I would suggest sneakers or comfortable rubber soled shoes as you will want them to visit the rooftop. While entry to the Duomo is free, there are several areas that require payment. The trip to the rooftop is 7 euros try stairs and 12 euros by elevator. To take pictures you need a wristband that costs 2 euros. To visit the treasury costs 2 euros. The baptistery was closed during our visit, it was also an additional charge. There are no bathrooms, but there are some nice public bathrooms close by on the top floor the department store La Renascente.
After visiting the Duomo, we needed to find a bathroom, and happened upon the incredible department store La Rinascente. This is Milan's version of Bloomingdales, very high end beautiful store! We found the bathrooms on the top floor where there was also a wonderful food area including a coffee/ juice bar, sushi bar, champagne bar, chocolate store, and much more. This turned out to be a great spot for a break, it was air conditioned, and we had some delicious cappuccino and a caramel macchiato, which were 2.50 and 3.50 each. This would be a good place for lunch as well.
Nearby the Duomo area, you can visit the La Scala museum, though if you are not an opera lover I think I would skip it. By paying the price of admission (6 euros) you can take a peek inside the beautiful opera house from a gallery entrance, but you can't go inside the theater. On display at the museum is a collection of opera memorabilia that was not well explained in English. There were a few period costumes here as well. This display might be meaningful to someone with more opera knowledge, but for me it wasn't too interesting.

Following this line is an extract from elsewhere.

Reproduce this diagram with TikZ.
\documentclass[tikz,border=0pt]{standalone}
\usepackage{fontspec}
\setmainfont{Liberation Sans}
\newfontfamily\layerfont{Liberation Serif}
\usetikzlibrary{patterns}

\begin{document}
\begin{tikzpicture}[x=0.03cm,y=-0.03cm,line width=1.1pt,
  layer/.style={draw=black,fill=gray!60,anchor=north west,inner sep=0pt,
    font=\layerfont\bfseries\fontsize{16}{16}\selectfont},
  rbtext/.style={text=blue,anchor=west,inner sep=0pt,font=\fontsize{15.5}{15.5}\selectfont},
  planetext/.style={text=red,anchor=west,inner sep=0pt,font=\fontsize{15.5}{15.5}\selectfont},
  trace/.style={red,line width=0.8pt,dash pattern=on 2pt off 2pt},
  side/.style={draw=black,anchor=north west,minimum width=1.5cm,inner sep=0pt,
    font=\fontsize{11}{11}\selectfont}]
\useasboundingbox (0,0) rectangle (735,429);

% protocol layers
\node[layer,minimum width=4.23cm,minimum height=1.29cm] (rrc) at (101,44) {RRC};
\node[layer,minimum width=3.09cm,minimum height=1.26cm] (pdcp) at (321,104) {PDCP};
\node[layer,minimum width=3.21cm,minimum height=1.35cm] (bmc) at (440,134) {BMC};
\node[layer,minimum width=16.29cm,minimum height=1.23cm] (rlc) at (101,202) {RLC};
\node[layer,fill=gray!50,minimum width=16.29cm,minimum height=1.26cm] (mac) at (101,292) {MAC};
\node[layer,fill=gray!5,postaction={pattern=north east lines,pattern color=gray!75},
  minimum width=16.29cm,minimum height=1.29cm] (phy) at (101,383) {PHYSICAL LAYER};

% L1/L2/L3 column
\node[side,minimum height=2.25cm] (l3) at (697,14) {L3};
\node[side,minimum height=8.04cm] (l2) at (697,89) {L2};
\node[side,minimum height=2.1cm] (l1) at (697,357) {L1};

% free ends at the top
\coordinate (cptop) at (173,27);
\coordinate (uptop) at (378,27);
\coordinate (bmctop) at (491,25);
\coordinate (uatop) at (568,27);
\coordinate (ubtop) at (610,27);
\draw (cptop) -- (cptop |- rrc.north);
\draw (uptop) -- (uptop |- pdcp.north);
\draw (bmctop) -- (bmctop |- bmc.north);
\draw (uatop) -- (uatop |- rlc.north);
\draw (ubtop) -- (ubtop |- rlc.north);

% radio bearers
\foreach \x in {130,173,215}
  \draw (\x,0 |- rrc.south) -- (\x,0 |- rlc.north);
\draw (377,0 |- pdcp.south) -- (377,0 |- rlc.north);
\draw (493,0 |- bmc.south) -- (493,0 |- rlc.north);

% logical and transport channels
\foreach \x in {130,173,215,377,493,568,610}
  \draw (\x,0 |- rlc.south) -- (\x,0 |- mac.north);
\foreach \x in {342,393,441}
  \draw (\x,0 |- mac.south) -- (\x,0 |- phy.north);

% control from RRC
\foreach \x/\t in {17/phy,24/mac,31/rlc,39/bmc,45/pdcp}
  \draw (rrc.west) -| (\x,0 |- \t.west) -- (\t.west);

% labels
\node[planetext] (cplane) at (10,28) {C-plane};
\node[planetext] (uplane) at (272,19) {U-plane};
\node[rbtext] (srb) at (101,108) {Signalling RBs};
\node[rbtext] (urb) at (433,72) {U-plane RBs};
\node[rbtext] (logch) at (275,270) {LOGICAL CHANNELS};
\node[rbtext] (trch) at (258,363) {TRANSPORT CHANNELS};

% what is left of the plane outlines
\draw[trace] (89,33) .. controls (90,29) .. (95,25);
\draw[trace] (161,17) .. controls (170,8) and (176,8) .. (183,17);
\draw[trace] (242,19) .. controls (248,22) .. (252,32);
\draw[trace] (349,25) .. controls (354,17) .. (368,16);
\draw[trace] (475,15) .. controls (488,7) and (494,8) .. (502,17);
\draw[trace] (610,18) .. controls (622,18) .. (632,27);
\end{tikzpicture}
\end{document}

Because we didn't have time on our trip to visit the famous museums in Florence, we decided to spend a morning at the Brera, which proved to be fantastic! The collection of medieval and renaissance Italian art is absolutely amazing. There is a great audio guide in English. The halls of the museum were practically empty, so it was a pleasure to visit. In the courtyard of the pinoteca, there is an imposing statue of Napoleon as the god Mars.

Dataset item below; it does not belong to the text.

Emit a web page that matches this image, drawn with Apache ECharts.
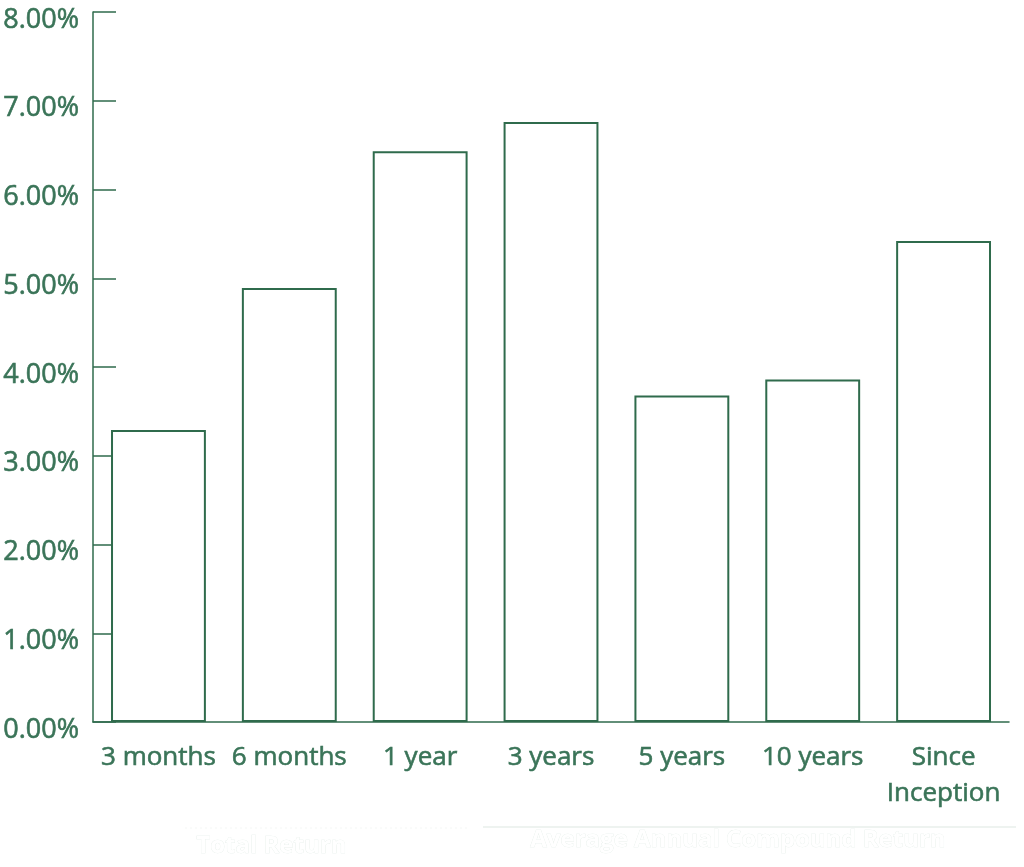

You can hardly walk a block in the historic area of Milan without passing by a gelato store. I happened to be passing by Grom which had a large line so I figured it would be good gelato.I had a delicious cup of pistacchio and dark chocolate. The flavors were intense and it was the best gelato I can remember having!
By the way, in Italy, you generally pay first then choose your flavors.

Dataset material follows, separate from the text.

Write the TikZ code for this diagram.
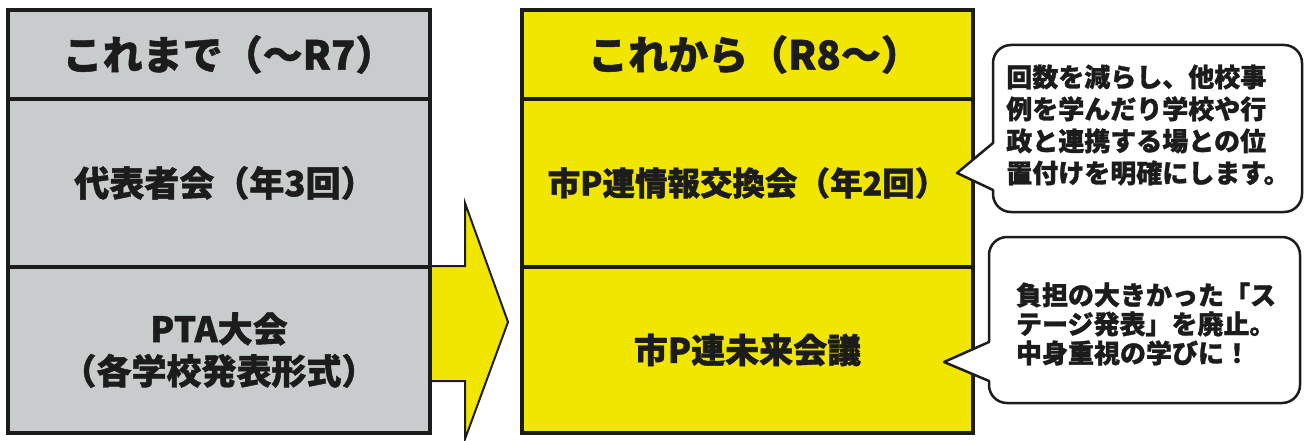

Luini Panzerotti is a good place for a quick lunch while on the go. What is a panzerotti? Its kind of like a calzone, only a bit smaller. Pick your filling, pay in cash only, and take your sandwich outside to eat on the sidewalk or nearby piazza! A good cheap lunch!
This restaurant was recommended by our hotel, and turned out to be a great choice. It is located on a narrow back street and you may need some help to find it. The atmosphere is upscale, there is a garden area which was full when we arrived, so we were seated in the back room which was nicely decorated. The service was excellent and English was spoken. The menu is typical Milanese cuisine, and I would highly recommend the Osso Bucco with Risotto Milanese. Overall, a great restaurant experience, which felt more authentic than the expensive cafes near the Duomo.
Of all the cafes inside the Galleria Vittorio Emmanuele, this one seemed the most inviting. As we walked by and looked at the menu, the friendly maitre' d asked us where we were from and made conversation with us. We decided to come back later for dinner, having checked TA and seen the positive reviews. The service is excellent, and the food was very tasty. Two of us went for the section of the menu called "Big Salads" these were delicious meal sized salads- we had one with tuna and the other with beef filet. Another of our party had the milanese risotto in parmesan crust. All in all we were very satisfied with the meal, and it was pleasant to have dinner in the open air inside the Galleria. Recommend.
After visiting the Castillo, we had worked up an appetite and walked over to Via Dante where many cafes line the streets. We chose Cafe Dante as it was recommended in an article I had read on Milan. Three of us had pizzas. The pizzas were large and really share-able between 2 people, so we ended up with way too much food. One of us ordered the panini with spicy salami, arugula and brie, which was a great combination. This cafe seems a bjt touristy, but the food was fine, and it was fun to sit outside on Via Dante. Overall, this was an "OK" place to eat if you happen to be passing by, though I would not go out of my way for it. Probably any of the other cafes on this street would be similar.
For our last night in Milan,I thought we would head over to the Naviglio Grande, the canal district described in one article I had read as "the glowing canals and waterside drinking dens of the Navigli neighborhood. Designed in part by Leonardo, the narrow canals were neglected for decades, but recent preservation efforts have spurred the area's emergence as one of the city's hottest night-life destinations."
Based on this description, I had hoped for a picturesque destination, but the canal is sadly not very attractive, and the still waters are a breeding ground for mosquitoes. For Milan's "hottest nightlife" I had expected an upscale destination, but people here weren't well dressed, and the canal wasn't pretty. There is graffiti everywhere. Needless to say, I was very disappointed in this area.
We had reservations at El Brellin, recommended in several articles. El Brellin had a nice outdoor garden seating area. I wasn't that impressed by the food, the menu was a little peculiar, and I actually ended up having a filet of beef with foie gras and madeira sauce (not very Italian!). This meal was fairly expensive, and while the service and atmosphere were nice, I don't think the food was that exceptional. Overall, I would not recommend either the Naviigli or this restaurant.